Spanish 10-year yields climbed from the lowest level since 2005 after Governing Council member Ewald Nowotny said there was no immediate need for further action. The ECB has simulated deploying a quantitative-easing program of as much 1 trillion euros ($1.37 trillion) to combat the threat of deflation, a person familiar with the situation said last week. It’s a “long way” from theoretical concept to QE implementation, ECB executive board member Yves Mersch said today.
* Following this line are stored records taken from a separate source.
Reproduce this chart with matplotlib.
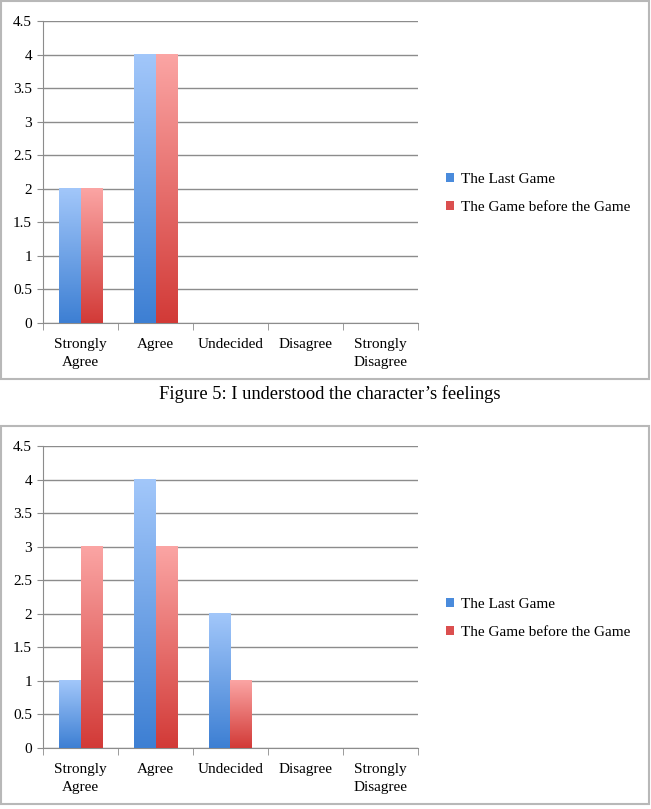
import numpy as np
import matplotlib
matplotlib.use("Agg")
import matplotlib.pyplot as plt
from matplotlib.colors import LinearSegmentedColormap
from matplotlib.patches import Rectangle, Patch

# data
categories = ["Strongly\nAgree", "Agree", "Undecided", "Disagree", "Strongly\nDisagree"]
series_names = ["The Last Game", "The Game before the Game"]
fig5_last = [2, 4, 0, 0, 0]
fig5_before = [2, 4, 0, 0, 0]
fig6_last = [1, 4, 2, 0, 0]
fig6_before = [3, 3, 1, 0, 0]
caption = "Figure 5: I understood the character\u2019s feelings"

plt.rcParams['font.family'] = ['Liberation Serif', 'DejaVu Serif']

W, H = 651, 809
fig = plt.figure(figsize=(W / 100, H / 100), dpi=100)

blue_cm = LinearSegmentedColormap.from_list("b", ["#3d7fd3", "#a2c7fa"])
red_cm = LinearSegmentedColormap.from_list("r", ["#d23a37", "#fba5a4"])
grid_col = "#8c8c8c"
box_col = "#b8b8b8"


def px_rect(x0, y0, x1, y1):
    # pixel box (top-left origin) -> figure fraction
    return [x0 / W, 1 - y1 / H, (x1 - x0) / W, (y1 - y0) / H]


def draw_chart(top, last, before):
    # outer frame
    fig.patches.append(Rectangle((1 / W, 1 - (top + 379) / H), 648 / W, 378 / H,
                                 transform=fig.transFigure, fill=False,
                                 edgecolor=box_col, linewidth=1.5))
    ax = fig.add_axes(px_rect(43, top + 21, 418, top + 323))
    x = np.arange(len(categories))
    w = 0.285
    b1 = ax.bar(x - w / 2, last, w, color="#4a8bdc")
    b2 = ax.bar(x + w / 2, before, w, color="#db4f4f")
    grad = np.linspace(0, 1, 256).reshape(-1, 1)
    for bars, cm in ((b1, blue_cm), (b2, red_cm)):
        for r in bars:
            h = r.get_height()
            r.set_visible(False)
            if h <= 0:
                continue
            ax.imshow(grad, cmap=cm, origin="lower", aspect="auto",
                      extent=[r.get_x(), r.get_x() + r.get_width(), 0, h], zorder=3)
    ax.set_xlim(-0.5, len(categories) - 0.5)
    ax.set_ylim(0, 4.5)
    ax.set_yticks(np.arange(0, 4.51, 0.5))
    ax.set_yticklabels([f"{v:g}" for v in np.arange(0, 4.51, 0.5)], fontsize=11)
    ax.yaxis.grid(True, color=grid_col, linewidth=1)
    ax.set_axisbelow(True)
    ax.set_xticks(x)
    ax.set_xticklabels(categories, fontsize=11, linespacing=1.5)
    ax.set_xticks(np.arange(-0.5, len(categories)), minor=True)
    ax.tick_params(axis="x", which="major", length=0, pad=11)
    ax.tick_params(axis="x", which="minor", length=5, color=grid_col)
    ax.tick_params(axis="y", length=4, color=grid_col, pad=4)
    for s in ("top", "right"):
        ax.spines[s].set_visible(False)
    for s in ("left", "bottom"):
        ax.spines[s].set_color(grid_col)
    handles = [Patch(facecolor="#4a8bdc"), Patch(facecolor="#db4f4f")]
    fig.legend(handles, series_names, loc="upper left",
               bbox_to_anchor=(440 / W, 1 - (top + 167) / H), frameon=False,
               fontsize=11, handlelength=0.5, handleheight=0.5,
               handletextpad=0.45, labelspacing=0.95, borderaxespad=0)
    return ax


draw_chart(0, fig5_last, fig5_before)
fig.text(330 / W, 1 - 394 / H, caption, ha="center", va="center", fontsize=13.3)
draw_chart(425, fig6_last, fig6_before)

fig.savefig("out.png", dpi=100)
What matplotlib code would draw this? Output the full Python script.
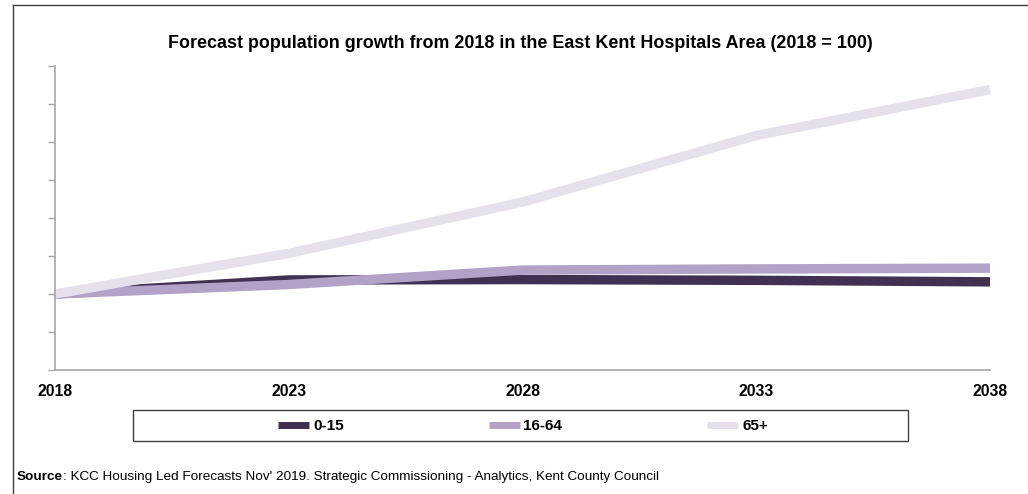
import matplotlib
matplotlib.use("Agg")
import matplotlib.pyplot as plt
from matplotlib.lines import Line2D
from matplotlib.patches import Rectangle

# ---- data ----
years = [2018, 2023, 2028, 2033, 2038]
age_0_15 = [100, 103.7, 103.8, 103.6, 103.2]
age_16_64 = [100, 102.5, 106.3, 106.6, 106.8]
age_65_plus = [100, 110.7, 124.2, 141.7, 153.8]
series_names = ["0-15", "16-64", "65+"]
series_colors = ["#403152", "#B3A2C7", "#E6E0EC"]
xtick_labels = ["2018", "2023", "2028", "2033", "2038"]
title = "Forecast population growth from 2018 in the East Kent Hospitals Area (2018 = 100)"
source_bold = "Source"
source_rest = ": KCC Housing Led Forecasts Nov' 2019. Strategic Commissioning - Analytics, Kent County Council"

W, H = 1028, 494
fig = plt.figure(figsize=(W / 100, H / 100), dpi=100)
fig.patch.set_facecolor("white")

ax = fig.add_axes([55 / W, (H - 370) / H, (990 - 55) / W, (370 - 66) / H])
series = [age_0_15, age_16_64, age_65_plus]
for vals, name, col in zip(series, series_names, series_colors):
    ax.plot(years, vals, color=col, lw=6.8, solid_capstyle="butt",
            solid_joinstyle="miter", label=name, clip_on=False)

ax.set_xlim(2018, 2038)
ax.set_ylim(80, 160)
ax.set_xticks(years)
ax.set_xticklabels(xtick_labels, fontfamily="Liberation Sans", fontweight="bold", fontsize=11.3)
ax.set_yticks(range(80, 161, 10))
ax.set_yticklabels([])
ax.tick_params(axis="x", length=0, pad=10)
ax.tick_params(axis="y", length=5, width=1, color="#A6A6A6", direction="out")
for s in ["top", "right"]:
    ax.spines[s].set_visible(False)
for s in ["left", "bottom"]:
    ax.spines[s].set_color("#A6A6A6")
    ax.spines[s].set_linewidth(1.2)

# title
fig.text(520 / W, 1 - 44 / H, title, ha="center", va="center",
         fontfamily="Liberation Sans", fontweight="bold", fontsize=12.9)

# legend box
fig.patches.append(Rectangle((133 / W, 1 - 441 / H), (908 - 133) / W, (441 - 410) / H,
                             transform=fig.transFigure, fill=False, edgecolor="#404040", lw=1))
leg_handles = [Line2D([0], [0], color=c, lw=5, solid_capstyle="butt") for c in series_colors]
fs = 11
fig.legend(leg_handles, series_names, loc="center", bbox_to_anchor=(523 / W, 1 - 426 / H),
           ncol=3, frameon=False, handlelength=31 / (fs * 100 / 72), handletextpad=0.25,
           columnspacing=145 / (fs * 100 / 72),
           prop={"family": "Liberation Sans", "weight": "bold", "size": fs})

# source
t1 = fig.text(17 / W, 1 - 477 / H, source_bold, ha="left", va="center",
              fontfamily="Liberation Sans", fontweight="bold", fontsize=9.7)
fig.canvas.draw()
bb = t1.get_window_extent(renderer=fig.canvas.get_renderer())
fig.text(bb.x1 / W, 1 - 477 / H, source_rest, ha="left", va="center",
         fontfamily="Liberation Sans", fontsize=9.7)

# outer border fragments
fig.add_artist(Line2D([13 / W, 13 / W], [0, 1 - 5 / H], transform=fig.transFigure, color="#404040", lw=1))
fig.add_artist(Line2D([13 / W, 1], [1 - 5 / H, 1 - 5 / H], transform=fig.transFigure, color="#404040", lw=1))

fig.savefig("out.png", dpi=100)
“Yields are slightly higher and spreads slightly wider so it’s a limited correction,” said Patrick Jacq, a fixed-income strategist at BNP Paribas SA in Paris. “The market is digesting everything. We saw such huge movements recently it makes sense to take some profit on spread compression while waiting for fresh ECB news. This does not mean key strategy trade ideas regarding spread compression are now challenged.”
Italy’s 10-year yield rose two basis points, or 0.02 percentage point, to 3.19 percent at 4:19 p.m. London time after declining to 3.142 percent, the lowest since Bloomberg began collecting data on the securities in 1993. The 4.5 percent bond due in March 2024 fell 0.2, or 2 euros per 1,000-euro face amount, to 111.245.
Mersch said in London he doesn’t see an imminent risk of deflation and preparation allows policy makers to react faster. The central bank is ready to act swiftly if inflation falls too low and is resolute on loose monetary policy, ECB Vice President Vitor Constancio said in Brussels. Governing Council member Jens Weidmann speaking in Amsterdam said he hadn’t changed his position on bond buying.
Spain’s 10-year yield climbed four basis points to 3.19 percent after falling to 3.13 percent, the lowest level since October 2005. Similar-maturity German bund yields were little changed at 1.54 percent.
Bonds from Europe’s most-indebted nations have rallied this year as investors returned to markets they shunned during the region’s debt crisis amid speculation the ECB will introduce new stimulus measures. The central bank ran multiple QE models and there was no pre-agreement on any QE action or its size, according to the person familiar.
Italian bonds returned 6.1 percent this year through April 4, according to Bloomberg World Bond Indexes. Greek securities rose 31 percent, Spain’s gained 6.5 percent and Germany’s advanced 2.5 percent.
Volatility on German bonds was the highest in euro-area markets today, followed by those of Spain and Austria, according to measures of 10-year debt, the yield spread between two- and 10-year securities and credit-default swaps.
Spain’s five-year yield dropped below that of similar-maturity Treasuries last week for the first time since 2007. The Spanish yield was little changed at 1.72 percent today, while the equivalent U.S. rate fell three basis points to 1.67 percent.
The Spanish yield may fall 50 basis points below that of Treasuries, Royal Bank of Scotland Group Plc analysts led by Andrew Roberts, head of European rates strategy in London, wrote in an e-mailed note dated April 4. RBS “remain very bullish periphery,” the analysts wrote.